* Begin *

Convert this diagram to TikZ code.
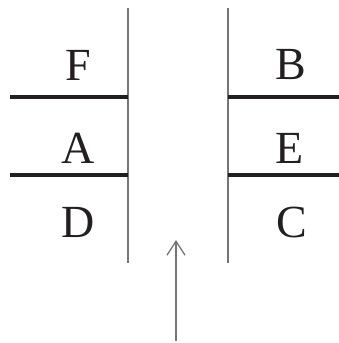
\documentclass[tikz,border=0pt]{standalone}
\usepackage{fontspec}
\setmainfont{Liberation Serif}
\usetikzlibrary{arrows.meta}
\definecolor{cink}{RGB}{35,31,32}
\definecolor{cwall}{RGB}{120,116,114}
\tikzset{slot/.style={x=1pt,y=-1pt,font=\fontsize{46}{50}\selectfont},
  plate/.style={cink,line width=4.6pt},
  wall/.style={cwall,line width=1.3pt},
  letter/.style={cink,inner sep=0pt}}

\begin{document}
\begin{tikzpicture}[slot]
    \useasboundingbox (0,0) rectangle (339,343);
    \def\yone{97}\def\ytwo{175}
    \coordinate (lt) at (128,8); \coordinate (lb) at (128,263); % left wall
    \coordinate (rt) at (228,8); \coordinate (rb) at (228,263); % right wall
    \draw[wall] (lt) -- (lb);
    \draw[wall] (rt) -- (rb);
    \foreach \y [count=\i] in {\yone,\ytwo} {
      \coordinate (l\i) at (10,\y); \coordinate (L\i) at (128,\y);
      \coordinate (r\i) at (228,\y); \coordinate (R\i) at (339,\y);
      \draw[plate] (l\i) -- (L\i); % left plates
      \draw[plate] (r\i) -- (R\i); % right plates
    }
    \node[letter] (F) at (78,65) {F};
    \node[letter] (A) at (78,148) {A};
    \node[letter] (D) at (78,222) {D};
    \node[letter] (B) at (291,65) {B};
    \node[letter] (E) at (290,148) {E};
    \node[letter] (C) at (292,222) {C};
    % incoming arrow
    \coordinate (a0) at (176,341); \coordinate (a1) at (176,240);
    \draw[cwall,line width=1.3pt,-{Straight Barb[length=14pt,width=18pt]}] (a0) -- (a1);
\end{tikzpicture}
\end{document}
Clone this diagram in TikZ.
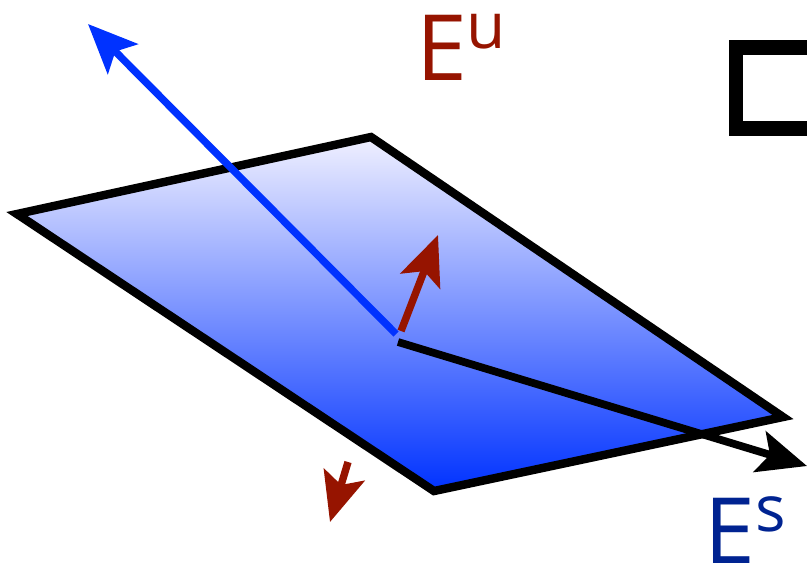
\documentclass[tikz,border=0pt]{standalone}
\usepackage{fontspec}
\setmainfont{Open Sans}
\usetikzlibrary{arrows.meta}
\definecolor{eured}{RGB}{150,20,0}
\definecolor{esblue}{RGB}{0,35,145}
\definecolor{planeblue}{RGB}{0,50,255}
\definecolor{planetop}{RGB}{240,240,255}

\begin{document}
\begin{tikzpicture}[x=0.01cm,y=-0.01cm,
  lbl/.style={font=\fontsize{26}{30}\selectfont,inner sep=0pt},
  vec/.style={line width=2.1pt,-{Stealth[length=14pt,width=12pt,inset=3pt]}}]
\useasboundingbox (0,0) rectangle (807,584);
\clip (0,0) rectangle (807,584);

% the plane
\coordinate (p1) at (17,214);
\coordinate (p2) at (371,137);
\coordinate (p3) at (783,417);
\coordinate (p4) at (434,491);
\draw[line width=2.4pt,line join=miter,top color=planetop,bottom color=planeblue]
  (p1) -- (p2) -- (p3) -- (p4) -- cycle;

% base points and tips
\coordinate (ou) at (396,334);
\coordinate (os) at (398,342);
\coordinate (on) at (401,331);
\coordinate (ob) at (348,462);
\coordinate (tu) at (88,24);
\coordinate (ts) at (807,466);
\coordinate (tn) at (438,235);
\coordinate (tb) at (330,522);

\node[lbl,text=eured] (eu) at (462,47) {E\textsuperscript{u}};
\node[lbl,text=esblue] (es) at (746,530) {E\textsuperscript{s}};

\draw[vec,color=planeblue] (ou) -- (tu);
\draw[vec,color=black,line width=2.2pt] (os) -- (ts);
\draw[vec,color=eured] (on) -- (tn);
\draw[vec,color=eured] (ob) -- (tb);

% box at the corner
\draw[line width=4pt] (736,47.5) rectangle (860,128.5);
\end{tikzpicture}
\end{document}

* End *

**GOAL OF THE EXERCISE**
Look through the data above. Copy every line with the string "diagram" in it.

**PROBLEM SOLUTION**
Convert this diagram to TikZ code.
Clone this diagram in TikZ.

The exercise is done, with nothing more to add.